Mozilla Labs is distributing an experimental About:Tab plug-in, designed specifically for the latest betas of Firefox 3.1. In Betanews tests this morning, we were eventually able to get the new plug-in to work as advertised, but only after significant wrestling with the controls; this was also the case with our initial tests of Ubiquity, although we eventually were able to make progress. From time to time, the list fades in and the cluster fades out whether we move the mouse or not, which doesn't appear to correspond to Raskin's description.

An early version of Mozilla Labs' 'cognitive shield' concept for Firefox 3.1.

An asterisk in the lower left corner turns on and off the New Tab functionality; and by "off," I mean that the fresh tab returns to its native blankness (except for the asterisk). I'm not all too sure that's actually helpful; there's never a time in my memory when my cognition requires such a shield that I would want my tab to be blank. If I want blankness, I'll turn the computer off.

Also in our initial tests, the grey-on-grey speed dialer -- which Raskin described as a "personal watermark" -- is not only very hard to read, but impossible to operate. Whenever I move the mouse pointer towards it, it fades out and becomes the list that Raskin said the cluster was put there to shield me from. If the tab I'm looking for isn't on the list, I can click on a (+) button which enables me to type something instead. But if what I'm typing doesn't appear on the list someplace (which I should know, since I'm looking at it), then not only do I not see the item I'm typing on the list, but I don't see what I'm typing in the field. Consider this "direct feedback."
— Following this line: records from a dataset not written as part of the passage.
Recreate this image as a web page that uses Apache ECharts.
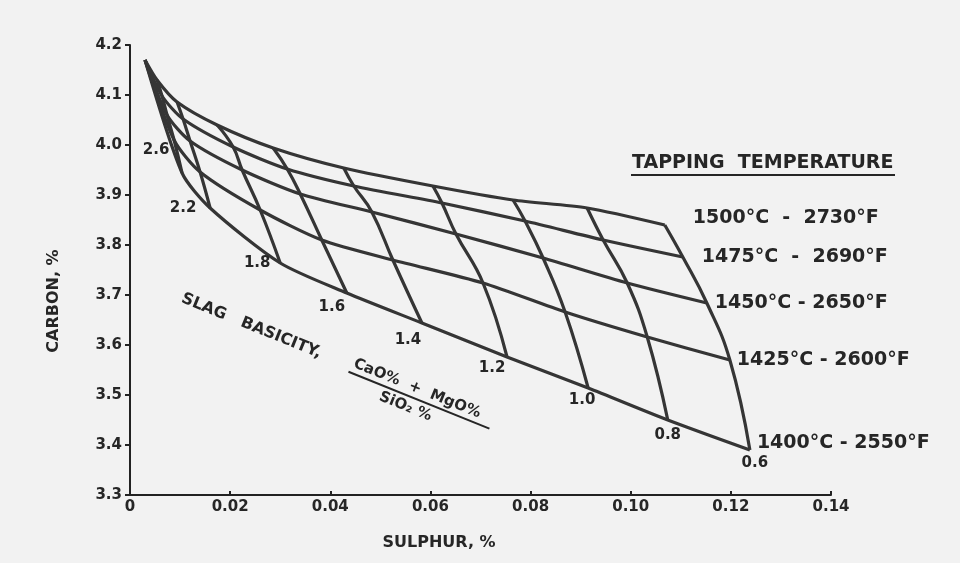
<!DOCTYPE html>
<html>
<head>
<meta charset="utf-8">
<script src="https://cdn.jsdelivr.net/npm/echarts@6/dist/echarts.min.js"></script>
<style>
html,body{margin:0;padding:0;background:#f2f2f2;}
#chart{width:960px;height:563px;}
</style>
</head>
<body>
<div id="chart"></div>
<script>
// ---- data ----
const basicities = ['2.6','2.2','1.8','1.6','1.4','1.2','1.0','0.8','0.6'];
const temperatures = ['1400°C - 2550°F','1425°C - 2600°F','1450°C - 2650°F','1475°C  -  2690°F','1500°C  -  2730°F'];
const convergence = [0.003, 4.17];
// sulphur (%) at each basicity, per tapping temperature
const s1400 = [0.0104,0.0160,0.0300,0.0433,0.0583,0.0753,0.0915,0.1074,0.1238];
const s1425 = [0.0088,0.0140,0.0260,0.0383,0.0525,0.0705,0.0869,0.1033,0.1198];
const s1450 = [0.0074,0.0120,0.0224,0.0340,0.0483,0.0651,0.0825,0.0993,0.1152];
const s1475 = [0.0064,0.0106,0.0206,0.0314,0.0447,0.0623,0.0789,0.0945,0.1104];
const s1500 = [0.0054,0.0094,0.0174,0.0286,0.0427,0.0605,0.0765,0.0913,0.1068];
// carbon (%) at each basicity, per tapping temperature
const c1400 = [3.944,3.874,3.764,3.704,3.644,3.576,3.514,3.450,3.390];
const c1425 = [4.010,3.946,3.870,3.810,3.770,3.724,3.666,3.616,3.570];
const c1450 = [4.060,4.008,3.950,3.902,3.866,3.822,3.774,3.724,3.684];
const c1475 = [4.098,4.052,3.996,3.952,3.918,3.884,3.848,3.810,3.776];
const c1500 = [4.130,4.086,4.040,3.994,3.954,3.918,3.890,3.874,3.840];
const xTickLabels = ['0','0.02','0.04','0.06','0.08','0.10','0.12','0.14'];
const yTickLabels = ['3.3','3.4','3.5','3.6','3.7','3.8','3.9','4.0','4.1','4.2'];

// ---- styling / layout ----
const sArr = [s1400,s1425,s1450,s1475,s1500];
const cArr = [c1400,c1425,c1450,c1475,c1500];
const INK = '#353535';
const TXT = '#262626';
const FONT = 'DejaVu Sans';
const basOffsets = [[-26,-23],[-27,0],[-23,0],[-15,14],[-14,17],[-15,11],[-6,12],[0,15],[5,13]];
const tempOffsets = [[7,-7],[7,0],[8,0],[19,0],[28,-7]];

const series = [];
temperatures.forEach((t,i)=>{
  const data = [convergence.slice()];
  basicities.forEach((b,j)=>data.push([sArr[i][j], cArr[i][j]]));
  series.push({type:'line', name:t, data, symbol:'none', smooth:0.25,
    lineStyle:{color:INK, width:3.2}, z:2, silent:true});
});
basicities.forEach((b,j)=>{
  const data = sArr.map((s,i)=>[s[j], cArr[i][j]]);
  series.push({type:'line', name:'B'+b, data, symbol:'none', smooth:0.45,
    lineStyle:{color:INK, width:3.2}, z:2, silent:true});
});
series.push({type:'scatter', symbolSize:0, silent:true, z:5, itemStyle:{opacity:1},
  data: basicities.map((b,j)=>({value:[s1400[j], c1400[j]], name:b, label:{offset:basOffsets[j]}})),
  label:{show:true, position:'inside', formatter:'{b}', color:TXT, textBorderWidth:0, fontFamily:FONT, fontWeight:'bold', fontSize:15}
});
series.push({type:'scatter', symbolSize:0, silent:true, z:5, itemStyle:{opacity:1},
  data: temperatures.map((t,i)=>({value:[sArr[i][8], cArr[i][8]], name:t, label:{offset:tempOffsets[i]}})),
  label:{show:true, position:'right', distance:0, align:'left', formatter:'{b}', color:TXT, textBorderWidth:0, fontFamily:FONT, fontWeight:'bold', fontSize:19}
});

const chart = echarts.init(document.getElementById('chart'));
chart.setOption({
  backgroundColor:'#f2f2f2',
  animation:false,
  grid:{left:130, right:129, top:45, bottom:68},
  xAxis:{type:'value', min:0, max:0.14, interval:0.02,
    axisLine:{lineStyle:{color:'#222', width:2}},
    axisTick:{inside:true, length:4, lineStyle:{color:'#222', width:2}},
    splitLine:{show:false},
    axisLabel:{margin:5, color:TXT, fontFamily:FONT, fontWeight:'bold', fontSize:15,
      formatter:(v)=>xTickLabels[Math.round(v/0.02)]}
  },
  yAxis:{type:'value', min:3.3, max:4.2, interval:0.1,
    axisLine:{lineStyle:{color:'#222', width:2}},
    axisTick:{length:5, lineStyle:{color:'#222', width:2}},
    splitLine:{show:false},
    axisLabel:{margin:8, color:TXT, fontFamily:FONT, fontWeight:'bold', fontSize:15,
      formatter:(v)=>yTickLabels[Math.round((v-3.3)/0.1)]}
  },
  graphic:[
    {type:'text', x:54, y:301, rotation:Math.PI/2,
      style:{text:'CARBON, %', fill:TXT, font:'bold 16px "DejaVu Sans"', align:'center', verticalAlign:'middle'}},
    {type:'text', x:439, y:543,
      style:{text:'SULPHUR, %', fill:TXT, font:'bold 16px "DejaVu Sans"', align:'center', verticalAlign:'middle'}},
    {type:'text', x:632, y:163,
      style:{text:'TAPPING  TEMPERATURE', fill:TXT, font:'bold 19px "DejaVu Sans"', align:'left', verticalAlign:'middle'}},
    {type:'line', shape:{x1:631, y1:175, x2:895, y2:175}, style:{stroke:TXT, lineWidth:2}},
    {type:'group', x:182, y:298, rotation:-22*Math.PI/180, children:[
      {type:'text', x:0, y:0, style:{text:'SLAG   BASICITY,', fill:TXT, font:'bold 16px "DejaVu Sans"', align:'left', verticalAlign:'middle'}},
      {type:'text', x:184, y:-4, style:{text:'CaO%  +  MgO%', fill:TXT, font:'bold 15px "DejaVu Sans"', align:'left', verticalAlign:'middle'}},
      {type:'line', shape:{x1:182, y1:6, x2:334, y2:6}, style:{stroke:TXT, lineWidth:2}},
      {type:'text', x:220, y:17, style:{text:'SiO₂ %', fill:TXT, font:'bold 15px "DejaVu Sans"', align:'left', verticalAlign:'middle'}}
    ]}
  ],
  series
});
</script>
</body>
</html>
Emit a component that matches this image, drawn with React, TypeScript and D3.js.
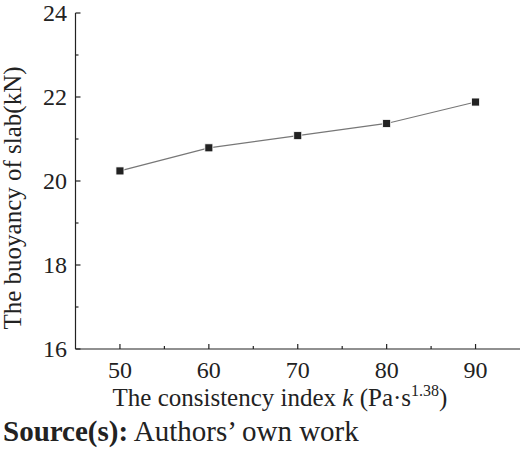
import React from "react";
import * as d3 from "d3";

const kValues = [50, 60, 70, 80, 90];
const buoyancy = [20.24, 20.79, 21.08, 21.37, 21.88];
const xTicks = [50, 60, 70, 80, 90];
const xMinorTicks = [55, 65, 75, 85];
const yTicks = [16, 18, 20, 22, 24];
const yMinorTicks = [17, 19, 21, 23];

const INK = "#222";
const TS = { fontFamily: '"Liberation Serif"' };

export default function App() {
  const x = d3.scaleLinear().domain([45, 95]).range([75.5, 520]);
  const y = d3.scaleLinear().domain([16, 24]).range([349, 13]);
  const pts = kValues.map((k, i) => [k, buoyancy[i]] as [number, number]);
  const line = d3.line<[number, number]>().x((d) => x(d[0])).y((d) => y(d[1]));
  const x0 = x(45);
  const y0 = y(16);

  return (
    <div style={{ position: "absolute", left: 0, top: 0 }}>
      <svg width={520} height={458} style={{ display: "block", background: "#fff" }}>
        <line x1={x0} x2={x(95)} y1={y0} y2={y0} stroke={INK} strokeWidth={1.2} />
        <line x1={x0} x2={x0} y1={y0} y2={y(24)} stroke={INK} strokeWidth={1.2} />
        {xTicks.map((t) => (
          <g key={"xt" + t}>
            <line x1={x(t)} x2={x(t)} y1={y0} y2={y0 - 5} stroke={INK} strokeWidth={1.2} />
            <text x={x(t)} y={378} textAnchor="middle" fontSize={24} fill={INK} style={TS}>{t}</text>
          </g>
        ))}
        {xMinorTicks.map((t) => (
          <line key={"xm" + t} x1={x(t)} x2={x(t)} y1={y0} y2={y0 - 3} stroke={INK} strokeWidth={1.2} />
        ))}
        {yTicks.map((t) => (
          <g key={"yt" + t}>
            <line x1={x0} x2={x0 + 5} y1={y(t)} y2={y(t)} stroke={INK} strokeWidth={1.2} />
            <text x={67} y={y(t) + 8} textAnchor="end" fontSize={24} fill={INK} style={TS}>{t}</text>
          </g>
        ))}
        {yMinorTicks.map((t) => (
          <line key={"ym" + t} x1={x0} x2={x0 + 3} y1={y(t)} y2={y(t)} stroke={INK} strokeWidth={1.2} />
        ))}
        <path d={line(pts) || ""} fill="none" stroke="#777" strokeWidth={1.2} />
        {pts.map((d) => (
          <rect key={"m" + d[0]} x={x(d[0]) - 4} y={y(d[1]) - 4} width={8} height={8}
            fill={INK} stroke="#fff" strokeWidth={0.8} />
        ))}
        <text transform="translate(21,198) rotate(-90)" textAnchor="middle" fontSize={25} fill={INK} style={TS}>
          The buoyancy of slab(kN)
        </text>
        <text x={280} y={406} textAnchor="middle" fontSize={25} fill={INK} style={TS}>
          <tspan>The consistency index </tspan>
          <tspan fontStyle="italic">k</tspan>
          <tspan>{" (Pa\u00b7s"}</tspan>
          <tspan fontSize={16} dy={-10}>1.38</tspan>
          <tspan dy={10}>)</tspan>
        </text>
        <text x={3} y={441} fontSize={29} fill={INK} style={TS}>
          <tspan fontWeight="bold">Source(s):</tspan>
          <tspan>{" Authors\u2019 own work"}</tspan>
        </text>
      </svg>
    </div>
  );
}
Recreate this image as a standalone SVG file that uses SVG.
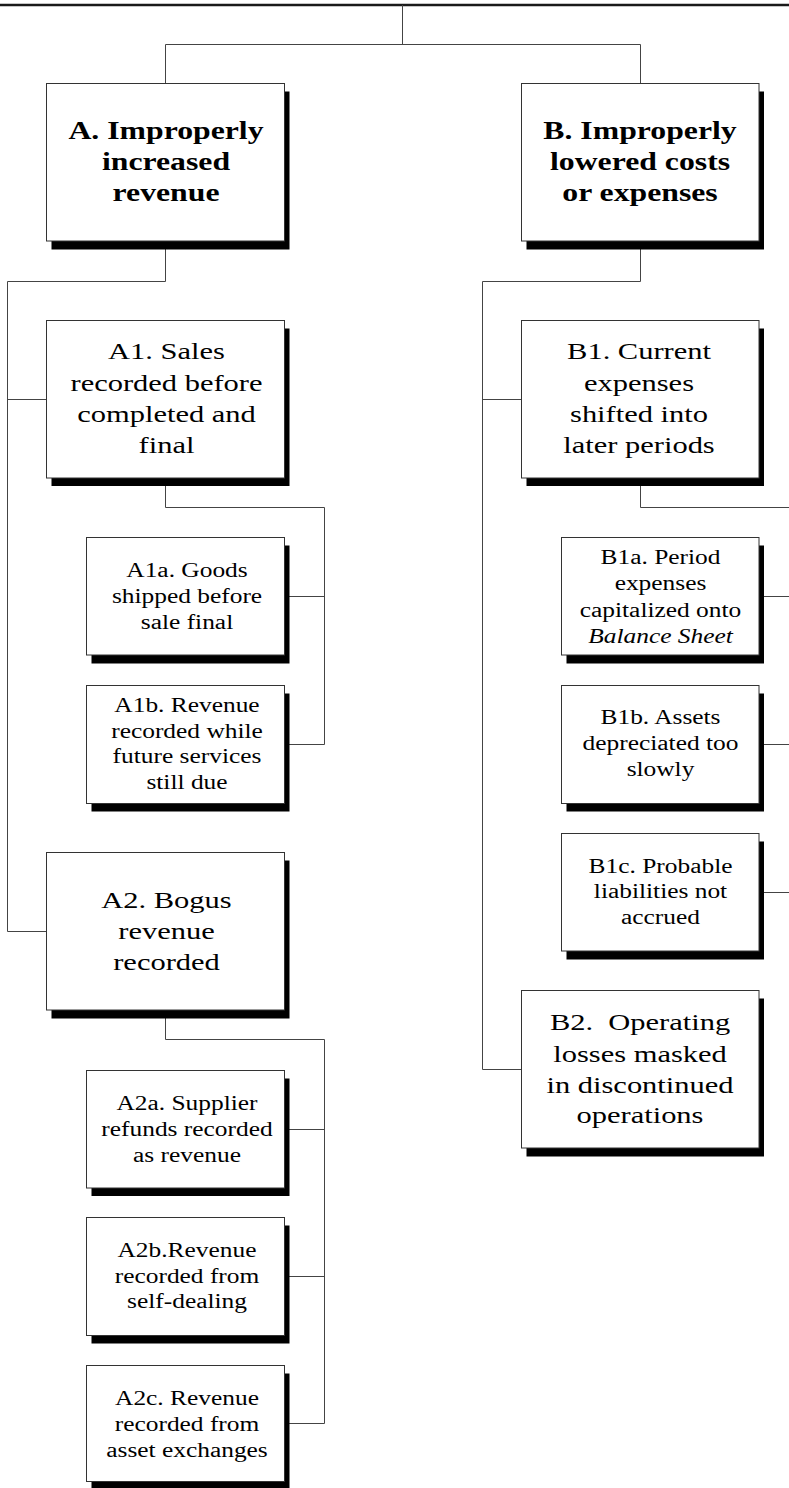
<svg xmlns="http://www.w3.org/2000/svg" width="789" height="1488" viewBox="0 0 789 1488">
<style>
  .box { fill:#fff; stroke:#333; stroke-width:1; }
  .shadow { fill:#000; }
  .t { font-family:"Liberation Serif","Times New Roman",serif; text-anchor:middle; fill:#000; }
  .h { font-size:25px; font-weight:bold; }
  .m { font-size:24px; }
  .s { font-size:20px; }
  .i { font-style:italic; }
  .conn { fill:none; stroke:#444; stroke-width:1; }
  .rule { fill:none; stroke:#1a1a1a; stroke-width:2.5; }
</style>
<rect width="789" height="1488" fill="#fff"/>

<g id="connectors">
  <path class="rule" d="M0,5 H789"/>
  <path class="conn" d="M402.5,5 V44.5 M165.5,44.5 H640.5 M165.5,44.5 V83.5 M640.5,44.5 V83.5"/>
  <path class="conn" d="M165.5,241 V281.5 H7.5 V931.5 H46.5 M7.5,399.5 H46.5"/>
  <path class="conn" d="M165.5,478 V507.5 H324.5 V744.5 H284.5 M284.5,596.5 H324.5"/>
  <path class="conn" d="M165.5,1010 V1039.5 H324.5 V1423.5 H284.5 M284.5,1129.5 H324.5 M284.5,1276.5 H324.5"/>
  <path class="conn" d="M640.5,241 V281.5 H482.5 V1069.5 H521.5 M482.5,399.5 H521.5"/>
  <path class="conn" d="M640.5,478 V507.5 H790 M759,596.5 H790 M759,744.5 H790 M759,892.5 H790 M789.5,507.5 V892.5"/>
</g>

<g id="nodeA">
  <rect class="shadow" x="51.5" y="91.5" width="238" height="158"/>
  <rect class="box" x="46.5" y="83.5" width="238" height="157.5"/>
  <g transform="translate(166 0) scale(1.27 1)">
    <text class="t h" x="0" y="139">A. Improperly</text>
    <text class="t h" x="0" y="170">increased</text>
    <text class="t h" x="0" y="201">revenue</text>
  </g>
</g>

<g id="nodeB">
  <rect class="shadow" x="526.5" y="91.5" width="237.5" height="158"/>
  <rect class="box" x="521.5" y="83.5" width="237.5" height="157.5"/>
  <g transform="translate(640 0) scale(1.27 1)">
    <text class="t h" x="0" y="139">B. Improperly</text>
    <text class="t h" x="0" y="170">lowered costs</text>
    <text class="t h" x="0" y="201">or expenses</text>
  </g>
</g>

<g id="nodeA1">
  <rect class="shadow" x="51.5" y="328.5" width="238" height="157.5"/>
  <rect class="box" x="46.5" y="320.5" width="238" height="157.5"/>
  <g transform="translate(166.5 0) scale(1.27 1)">
    <text class="t m" x="0" y="359.5">A1. Sales</text>
    <text class="t m" x="0" y="391">recorded before</text>
    <text class="t m" x="0" y="422">completed and</text>
    <text class="t m" x="0" y="453">final</text>
  </g>
</g>

<g id="nodeA1a">
  <rect class="shadow" x="91.5" y="545.5" width="198" height="118"/>
  <rect class="box" x="86.5" y="537.5" width="198" height="117.5"/>
  <g transform="translate(187 0) scale(1.27 1)">
    <text class="t s" x="0" y="576.7">A1a. Goods</text>
    <text class="t s" x="0" y="602.7">shipped before</text>
    <text class="t s" x="0" y="628.7">sale final</text>
  </g>
</g>

<g id="nodeA1b">
  <rect class="shadow" x="91.5" y="693.5" width="198" height="118"/>
  <rect class="box" x="86.5" y="685.5" width="198" height="118"/>
  <g transform="translate(187 0) scale(1.27 1)">
    <text class="t s" x="0" y="711.7">A1b. Revenue</text>
    <text class="t s" x="0" y="737.7">recorded while</text>
    <text class="t s" x="0" y="763.5">future services</text>
    <text class="t s" x="0" y="789.3">still due</text>
  </g>
</g>

<g id="nodeA2">
  <rect class="shadow" x="51.5" y="860.5" width="238" height="158"/>
  <rect class="box" x="46.5" y="852.5" width="238" height="157.5"/>
  <g transform="translate(166.5 0) scale(1.27 1)">
    <text class="t m" x="0" y="908.3">A2. Bogus</text>
    <text class="t m" x="0" y="939.3">revenue</text>
    <text class="t m" x="0" y="970">recorded</text>
  </g>
</g>

<g id="nodeA2a">
  <rect class="shadow" x="91.5" y="1078.5" width="198" height="117.5"/>
  <rect class="box" x="86.5" y="1070.5" width="198" height="117.5"/>
  <g transform="translate(187 0) scale(1.27 1)">
    <text class="t s" x="0" y="1110">A2a. Supplier</text>
    <text class="t s" x="0" y="1136">refunds recorded</text>
    <text class="t s" x="0" y="1161.7">as revenue</text>
  </g>
</g>

<g id="nodeA2b">
  <rect class="shadow" x="91.5" y="1225.5" width="198" height="118"/>
  <rect class="box" x="86.5" y="1217.5" width="198" height="118"/>
  <g transform="translate(187 0) scale(1.27 1)">
    <text class="t s" x="0" y="1257.3">A2b.Revenue</text>
    <text class="t s" x="0" y="1282.7">recorded from</text>
    <text class="t s" x="0" y="1308.3">self-dealing</text>
  </g>
</g>

<g id="nodeA2c">
  <rect class="shadow" x="91.5" y="1373.5" width="198" height="116"/>
  <rect class="box" x="86.5" y="1365.5" width="198" height="116"/>
  <g transform="translate(187 0) scale(1.27 1)">
    <text class="t s" x="0" y="1405">A2c. Revenue</text>
    <text class="t s" x="0" y="1430.7">recorded from</text>
    <text class="t s" x="0" y="1457.3">asset exchanges</text>
  </g>
</g>

<g id="nodeB1">
  <rect class="shadow" x="526.5" y="328.5" width="237.5" height="157.5"/>
  <rect class="box" x="521.5" y="320.5" width="237.5" height="157.5"/>
  <g transform="translate(639 0) scale(1.27 1)">
    <text class="t m" x="0" y="359.5">B1. Current</text>
    <text class="t m" x="0" y="391">expenses</text>
    <text class="t m" x="0" y="422">shifted into</text>
    <text class="t m" x="0" y="453">later periods</text>
  </g>
</g>

<g id="nodeB1a">
  <rect class="shadow" x="566.5" y="545.5" width="197.5" height="118"/>
  <rect class="box" x="561.5" y="537.5" width="197.5" height="117.5"/>
  <g transform="translate(660.5 0) scale(1.27 1)">
    <text class="t s" x="0" y="564.3">B1a. Period</text>
    <text class="t s" x="0" y="590.5">expenses</text>
    <text class="t s" x="0" y="616.7">capitalized onto</text>
    <text class="t s i" x="0" y="642.7">Balance Sheet</text>
  </g>
</g>

<g id="nodeB1b">
  <rect class="shadow" x="566.5" y="693.5" width="197.5" height="118"/>
  <rect class="box" x="561.5" y="685.5" width="197.5" height="118"/>
  <g transform="translate(660.5 0) scale(1.27 1)">
    <text class="t s" x="0" y="724">B1b. Assets</text>
    <text class="t s" x="0" y="750">depreciated too</text>
    <text class="t s" x="0" y="776">slowly</text>
  </g>
</g>

<g id="nodeB1c">
  <rect class="shadow" x="566.5" y="841.5" width="197.5" height="118"/>
  <rect class="box" x="561.5" y="833.5" width="197.5" height="117.5"/>
  <g transform="translate(660.5 0) scale(1.27 1)">
    <text class="t s" x="0" y="872.7">B1c. Probable</text>
    <text class="t s" x="0" y="898.3">liabilities not</text>
    <text class="t s" x="0" y="924.5">accrued</text>
  </g>
</g>

<g id="nodeB2">
  <rect class="shadow" x="526.5" y="998.5" width="237.5" height="158"/>
  <rect class="box" x="521.5" y="990.5" width="237.5" height="157.5"/>
  <g transform="translate(640 0) scale(1.27 1)">
    <text class="t m" x="0" y="1030" xml:space="preserve">B2.  Operating</text>
    <text class="t m" x="0" y="1061.7">losses masked</text>
    <text class="t m" x="0" y="1093.3">in discontinued</text>
    <text class="t m" x="0" y="1123.3">operations</text>
  </g>
</g>
</svg>
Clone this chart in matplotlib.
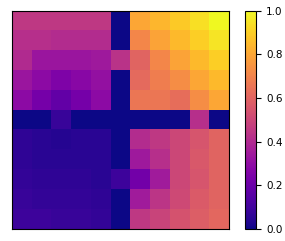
import numpy as np
import matplotlib
matplotlib.use("Agg")
import matplotlib.pyplot as plt

# values, row by row (top row first)
row_00 = [0.45, 0.45, 0.45, 0.45, 0.45, 0.00, 0.80, 0.84, 0.89, 0.94, 1.00]
row_01 = [0.42, 0.42, 0.41, 0.41, 0.41, 0.00, 0.71, 0.79, 0.85, 0.90, 0.95]
row_02 = [0.40, 0.33, 0.33, 0.33, 0.34, 0.43, 0.60, 0.71, 0.79, 0.85, 0.90]
row_03 = [0.33, 0.29, 0.25, 0.28, 0.31, 0.00, 0.62, 0.68, 0.73, 0.80, 0.85]
row_04 = [0.29, 0.23, 0.18, 0.23, 0.29, 0.00, 0.66, 0.66, 0.63, 0.73, 0.80]
row_05 = [0.00, 0.00, 0.08, 0.00, 0.00, 0.00, 0.00, 0.00, 0.00, 0.42, 0.00]
row_06 = [0.06, 0.05, 0.04, 0.05, 0.05, 0.00, 0.41, 0.45, 0.50, 0.55, 0.60]
row_07 = [0.06, 0.05, 0.05, 0.05, 0.05, 0.00, 0.34, 0.42, 0.50, 0.56, 0.60]
row_08 = [0.07, 0.06, 0.06, 0.06, 0.05, 0.09, 0.22, 0.35, 0.50, 0.55, 0.60]
row_09 = [0.08, 0.07, 0.07, 0.07, 0.06, 0.00, 0.35, 0.44, 0.51, 0.57, 0.60]
row_10 = [0.09, 0.09, 0.08, 0.08, 0.07, 0.00, 0.45, 0.49, 0.54, 0.58, 0.61]

macierz = np.array([row_00, row_01, row_02, row_03, row_04, row_05,
                    row_06, row_07, row_08, row_09, row_10])

fig = plt.figure(figsize=(2.85, 2.41), dpi=100)
ax = fig.add_axes([0.042, 0.05, 0.761, 0.905])
obraz = ax.imshow(macierz, cmap="plasma", vmin=0, vmax=1, aspect="auto",
                  interpolation="nearest")
ax.set_xticks([])
ax.set_yticks([])

cax = fig.add_axes([0.86, 0.05, 0.039, 0.905])
cb = fig.colorbar(obraz, cax=cax)
cb.set_ticks([0.0, 0.2, 0.4, 0.6, 0.8, 1.0])
cb.ax.tick_params(labelsize=7.5)

fig.savefig("out.png", dpi=100)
Of course, if what I was looking for wasn't on this list anyway, the question becomes, why wouldn't I type what I'm looking for in Firefox's address bar in the first place? And if I really wanted to shield myself from too much cognition, suppose the functionality were to exist where I could simply have typed what I wanted, clicked on a button, and created a new tab containing that resource...rather than creating a semi-empty resource that I must then populate with something?

Well...actually, it does. With Firefox 3.0 right now -- not even with the beta -- I can bypass the blank New Tab entirely, type what I want into the address bar, and press Alt-Enter rather than Enter to generate a populated new tab.

Another angle of Mozilla Labs' New Tab functionality experiment for Firefox 3.1.

One feature I do like, and which may grow legs at some point, is a predictive one that checks whether the system clipboard contains a URL. If it does, then when I create a new (blank) tab, the task that produces a page with that URL appears at the top of a task list headed, "You Might Want To..." Now, I might also have wanted to paste that in the address bar and press Alt-Enter, though in fairness, that process may not always be obvious to every user. Still, we can assume that if the URL got to the clipboard in the first place, that this wasn't an accident; the user at least had enough wherewithal to select it from someplace and probably press Ctrl-C.

So some people see what can be and ask, "What?" Unfortunately, others among us can still see what already is, and ask, "Why?"